Exactly reproduce the lines of the listing below from the one containing "Clone this chart in Chart.js." through the one containing "1500, 15000, 6000];". Skip the images.

-- Start --

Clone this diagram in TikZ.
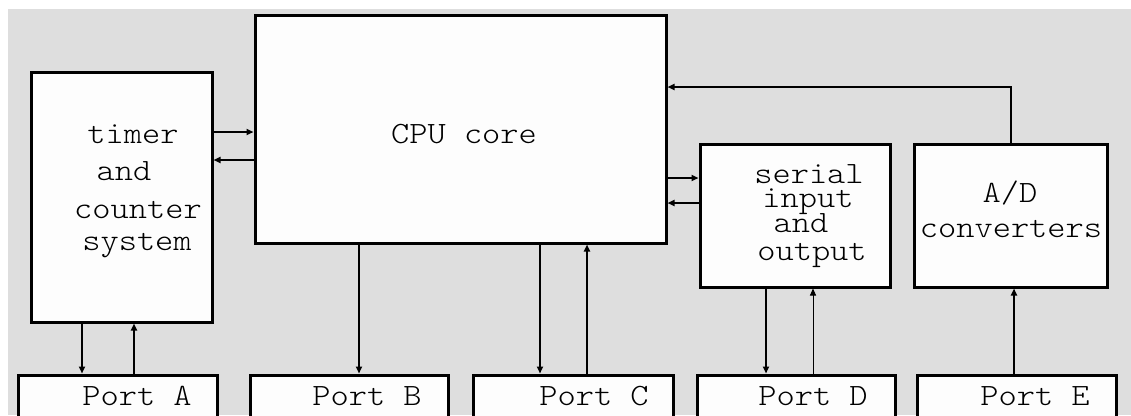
\documentclass[tikz,border=0pt]{standalone}
\usepackage{fontspec}
\newfontfamily\courlike[FakeStretch=1.12]{lmmonolt10-regular.otf}
\usetikzlibrary{arrows.meta}
\definecolor{bg}{RGB}{222,222,222}
\definecolor{boxfill}{RGB}{253,253,253}
\begin{document}
\begin{tikzpicture}[x=1bp,y=-1bp,
  box/.style={draw=black,line width=3bp,fill=boxfill,inner sep=0pt},
  lbl/.style={font=\courlike\fontsize{31bp}{36bp}\selectfont,anchor=base,inner sep=0pt},
  conn/.style={line width=1.8bp},
  arr/.style={conn,-{Triangle[length=7bp,width=6bp]}},
  thinarr/.style={line width=1bp,-{Triangle[length=7bp,width=6bp]}}]
\useasboundingbox (0,0) rectangle (1131,415);
\clip (0,0) rectangle (1131,415);
\fill[white] (0,0) rectangle (1131,415);
\fill[bg] (8,9) rectangle (1131,415);
% boxes
\node[box,minimum width=180bp,minimum height=250bp] (timer) at (122,197) {};
\node[box,minimum width=411bp,minimum height=228bp] (cpu) at (460.5,129) {};
\node[box,minimum width=190bp,minimum height=143bp] (serial) at (795,215.5) {};
\node[box,minimum width=193bp,minimum height=143bp] (ad) at (1010.5,215.5) {};
\node[box,minimum width=198bp,minimum height=65bp] (portA) at (118,407.5) {};
\node[box,minimum width=198bp,minimum height=65bp] (portB) at (349,407.5) {};
\node[box,minimum width=200bp,minimum height=65bp] (portC) at (573,407.5) {};
\node[box,minimum width=198bp,minimum height=65bp] (portD) at (796,407.5) {};
\node[box,minimum width=199bp,minimum height=65bp] (portE) at (1016.5,407.5) {};
% texts
\node[lbl] (t1) at (133,143) {timer};
\node[lbl] (t2) at (124,180) {and};
\node[lbl] (t3) at (138,218) {counter};
\node[lbl] (t4) at (137,250) {system};
\node[lbl] (c1) at (464,143) {CPU core};
\node[lbl] (s1) at (809,183) {serial};
\node[lbl] (s2) at (808,207) {input};
\node[lbl] (s3) at (801,232) {and};
\node[lbl] (s4) at (812,260) {output};
\node[lbl] (a1) at (1010,202) {A/D};
\node[lbl] (a2) at (1011,237) {converters};
\node[lbl] (pa) at (137,405) {Port A};
\node[lbl] (pb) at (367,405) {Port B};
\node[lbl] (pc) at (594,405) {Port C};
\node[lbl] (pd) at (813,405) {Port D};
\node[lbl] (pe) at (1035,405) {Port E};
% connectors
\draw[arr] (timer.east |- 0,132) -- (cpu.west |- 0,132);
\draw[arr] (cpu.west |- 0,160) -- (timer.east |- 0,160);
\draw[arr] (timer.south -| 82,0) -- (portA.north -| 82,0);
\draw[arr] (portA.north -| 134,0) -- (timer.south -| 134,0);
\draw[arr] (cpu.south -| 359,0) -- (portB.north -| 359,0);
\draw[arr] (cpu.south -| 540,0) -- (portC.north -| 540,0);
\draw[arr] (portC.north -| 587,0) -- (cpu.south -| 587,0);
\draw[arr] (cpu.east |- 0,178) -- (serial.west |- 0,178);
\draw[arr] (serial.west |- 0,203) -- (cpu.east |- 0,203);
\draw[arr] (serial.south -| 766,0) -- (portD.north -| 766,0);
\draw[thinarr] (portD.north -| 813,0) -- (serial.south -| 813,0);
\draw[arr] (ad.north -| 1011,0) |- (cpu.east |- 0,87);
\draw[arr] (portE.north -| 1014,0) -- (ad.south -| 1014,0);
\end{tikzpicture}
\end{document}
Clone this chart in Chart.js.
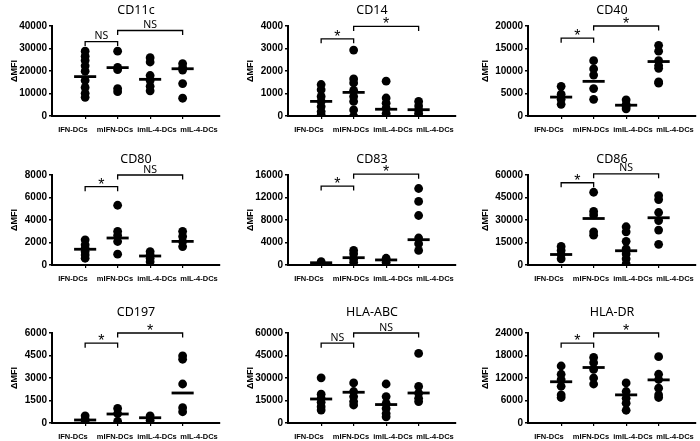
<!DOCTYPE html>
<html>
<head>
<meta charset="utf-8">
<script src="https://cdn.jsdelivr.net/npm/chart.js@4.4.1/dist/chart.umd.min.js"></script>
<style>
  body { margin: 0; background: #fff; width: 700px; height: 441px; overflow: hidden; position: relative; }
  .panel { position: absolute; }
</style>
</head>
<body>
<script>
var groups = ["IFN-DCs", "mIFN-DCs", "imIL-4-DCs", "mIL-4-DCs"];
var markers = ["CD11c", "CD14", "CD40", "CD80", "CD83", "CD86", "CD197", "HLA-ABC", "HLA-DR"];
var yMax = [40000, 4000, 20000, 8000, 16000, 60000, 6000, 60000, 24000];
var yStep = [10000, 1000, 5000, 2000, 4000, 15000, 1500, 15000, 6000];

// dot values per group: IFN-DCs, mIFN-DCs, imIL-4-DCs, mIL-4-DCs
var cd11c = [[28800, 26600, 24700, 22300, 19900, 15800, 12700, 10100, 8300], [28800, 21600, 20600, 12200, 10800], [25900, 24000, 18000, 15800, 13200, 11200], [23300, 21600, 20400, 14400, 7900]];
var cd14 = [[1400, 1170, 870, 650, 420, 200, 50], [2930, 1650, 1470, 1140, 870, 650, 270, 0], [1550, 800, 570, 350, 120, 0], [650, 450, 270, 120, 0]];
var cd40 = [[6600, 4850, 3700, 2600], [12300, 10450, 9100, 6100, 3700], [3600, 2600, 2100, 1600], [15700, 14400, 12300, 11200, 10600, 7600, 7300]];
var cd80 = [[2240, 1790, 1490, 1190, 900, 600], [5310, 2990, 2630, 2090, 960], [1190, 900, 600, 300], [2990, 2540, 2090, 1640]];
var cd83 = [[600, 180], [2590, 1990, 1080, 480], [1200, 480], [13600, 11300, 8800, 4800, 3800, 2600]];
var cd86 = [[12400, 9700, 7000, 4100], [48500, 35700, 33400, 22100, 19900], [25500, 22100, 15800, 10800, 7400, 4100, 700], [46300, 43600, 35000, 29600, 23300, 13800]];
var cd197 = [[480, 250, 70], [970, 630, 110], [480, 180], [4480, 4250, 2600, 1020, 750]];
var hlaAbc = [[30100, 19200, 16500, 13800, 10900, 8600], [26700, 21000, 17600, 14300, 12000], [26000, 17600, 13100, 9700, 6300, 4100], [46400, 24400, 19900, 16500, 14300]];
var hlaDr = [[15200, 13000, 11600, 9800, 7500, 6800], [17500, 16100, 14300, 12000, 10400], [10700, 8400, 6600, 5300, 3400], [17700, 13000, 11600, 9300, 7500, 6800]];
var allValues = [cd11c, cd14, cd40, cd80, cd83, cd86, cd197, hlaAbc, hlaDr];

var medians = [
  [17500, 21500, 16300, 21000],
  [650, 1050, 300, 280],
  [4200, 7700, 2400, 12100],
  [1400, 2400, 800, 2100],
  [400, 1300, 900, 4500],
  [7000, 31000, 9500, 31500],
  [200, 600, 350, 2000],
  [16000, 20500, 12300, 20000],
  [11000, 14800, 7500, 11500]
];

// significance brackets: IFN vs mIFN, mIFN vs mIL-4
var sigPairs = [[0, 1], [1, 3]];
var sigLabels = [["NS", "NS"], ["*", "*"], ["*", "*"], ["*", "NS"], ["*", "*"], ["*", "NS"], ["*", "*"], ["NS", "NS"], ["*", "*"]];
var sigHeights = [[33100, 38000], [3430, 3980], [17300, 20000], [6960, 8000], [14040, 16140], [54850, 60800], [5320, 6000], [53200, 60000], [21300, 24000]];

// layout of the 3x3 grid (page px)
var axisX = [52, 288, 528];
var chartTop = [25.5, 175, 333];
var titleGap = [8, 8, 13];
var yTitlePad = [9.5, 9.5, 4];
var plotH = 90;

var brackets = {
  id: "brackets",
  afterDatasetsDraw: function (chart, args, opts) {
    var xs = chart.scales.x, ys = chart.scales.y, ctx = chart.ctx;
    ctx.save();
    ctx.strokeStyle = "#000";
    ctx.fillStyle = "#000";
    ctx.lineWidth = 1.3;
    ctx.textAlign = "center";
    opts.pairs.forEach(function (p, k) {
      var x1 = xs.getPixelForValue(p[0]);
      var x2 = xs.getPixelForValue(p[1]);
      var yy = ys.getPixelForValue(opts.heights[k]);
      ctx.beginPath();
      ctx.moveTo(x1, yy + 4.5);
      ctx.lineTo(x1, yy);
      ctx.lineTo(x2, yy);
      ctx.lineTo(x2, yy + 4.5);
      ctx.stroke();
      var lab = opts.labels[k];
      if (lab === "*") {
        ctx.font = "16px 'Liberation Sans', Arial";
        ctx.fillText(lab, (x1 + x2) / 2, yy + 3);
      } else {
        ctx.font = "10.5px 'Noto Sans', 'Liberation Sans'";
        ctx.fillText(lab, (x1 + x2) / 2, yy - 2.5);
      }
    });
    ctx.restore();
  }
};

markers.forEach(function (name, i) {
  var col = i % 3, row = Math.floor(i / 3);
  var titleBlock = 3 + 15 + titleGap[row];
  var div = document.createElement("div");
  div.className = "panel";
  div.style.left = (axisX[col] - 52) + "px";
  div.style.top = (chartTop[row] - titleBlock) + "px";
  div.style.width = "233px";
  div.style.height = (titleBlock + plotH + 3 + 24) + "px";
  var cv = document.createElement("canvas");
  div.appendChild(cv);
  document.body.appendChild(div);

  var datasets = [];
  allValues[i].forEach(function (vals, g) {
    datasets.push({
      type: "scatter",
      data: vals.map(function (v) { return { x: g, y: v }; }),
      backgroundColor: "#000",
      borderWidth: 0,
      pointRadius: 4.4
    });
  });
  medians[i].forEach(function (m, g) {
    datasets.push({
      type: "line",
      data: [{ x: g - 0.34, y: m }, { x: g + 0.34, y: m }],
      borderColor: "#000",
      borderWidth: 2.8,
      pointRadius: 0,
      fill: false
    });
  });

  new Chart(cv, {
    type: "scatter",
    data: { datasets: datasets },
    plugins: [brackets],
    options: {
      responsive: true,
      maintainAspectRatio: false,
      animation: false,
      layout: { padding: { left: 0, right: 13, top: 0, bottom: 0 } },
      plugins: {
        legend: { display: false },
        tooltip: { enabled: false },
        title: {
          display: true,
          text: name,
          fullSize: false,
          color: "#000",
          font: { family: "'Noto Sans', 'Liberation Sans'", size: 12.5, weight: "normal" },
          padding: { top: 3, bottom: titleGap[row] }
        },
        brackets: { pairs: sigPairs, labels: sigLabels[i], heights: sigHeights[i] }
      },
      scales: {
        x: {
          type: "linear",
          position: "bottom",
          weight: 0,
          min: -1.02,
          max: 4.15,
          afterBuildTicks: function (s) {
            s.ticks = [0, 1, 2, 3].map(function (v) { return { value: v }; });
          },
          ticks: { display: false },
          grid: { display: true, drawOnChartArea: false, drawTicks: true, tickLength: 3, color: "#000", lineWidth: 1.2 },
          border: { display: true, color: "#000", width: 2 }
        },
        xl: {
          type: "category",
          labels: groups,
          position: "bottom",
          weight: 1,
          offset: true,
          afterFit: function (s) { s.height = 24; },
          grid: { display: false, drawTicks: false },
          border: { display: false },
          ticks: { color: "#000", padding: 6, maxRotation: 0, autoSkip: false, font: { family: "'Liberation Sans', Arial", size: 7.5, weight: "bold" } }
        },
        y: {
          min: 0,
          max: yMax[i],
          afterFit: function (s) { s.width = 52; },
          afterBuildTicks: function (s) {
            var t = [];
            for (var v = 0; v <= yMax[i]; v += yStep[i]) t.push({ value: v });
            s.ticks = t;
          },
          ticks: {
            color: "#000",
            padding: 2,
            font: { family: "'Liberation Sans', Arial", size: 10, weight: "bold" },
            callback: function (v) { return String(v); }
          },
          grid: { drawOnChartArea: false, drawTicks: true, tickLength: 3, color: "#000", lineWidth: 1.5 },
          border: { display: true, color: "#000", width: 2 },
          title: { display: true, text: "ΔMFI", color: "#000", padding: { top: yTitlePad[col], bottom: 0 }, font: { family: "'Liberation Sans', Arial", size: 9, weight: "bold" } }
        }
      }
    }
  });
});
</script>
</body>
</html>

-- End --

TASK SOLUTION »
Clone this chart in Chart.js.
<!DOCTYPE html>
<html>
<head>
<meta charset="utf-8">
<script src="https://cdn.jsdelivr.net/npm/chart.js@4.4.1/dist/chart.umd.min.js"></script>
<style>
  body { margin: 0; background: #fff; width: 700px; height: 441px; overflow: hidden; position: relative; }
  .panel { position: absolute; }
</style>
</head>
<body>
<script>
var groups = ["IFN-DCs", "mIFN-DCs", "imIL-4-DCs", "mIL-4-DCs"];
var markers = ["CD11c", "CD14", "CD40", "CD80", "CD83", "CD86", "CD197", "HLA-ABC", "HLA-DR"];
var yMax = [40000, 4000, 20000, 8000, 16000, 60000, 6000, 60000, 24000];
var yStep = [10000, 1000, 5000, 2000, 4000, 15000, 1500, 15000, 6000];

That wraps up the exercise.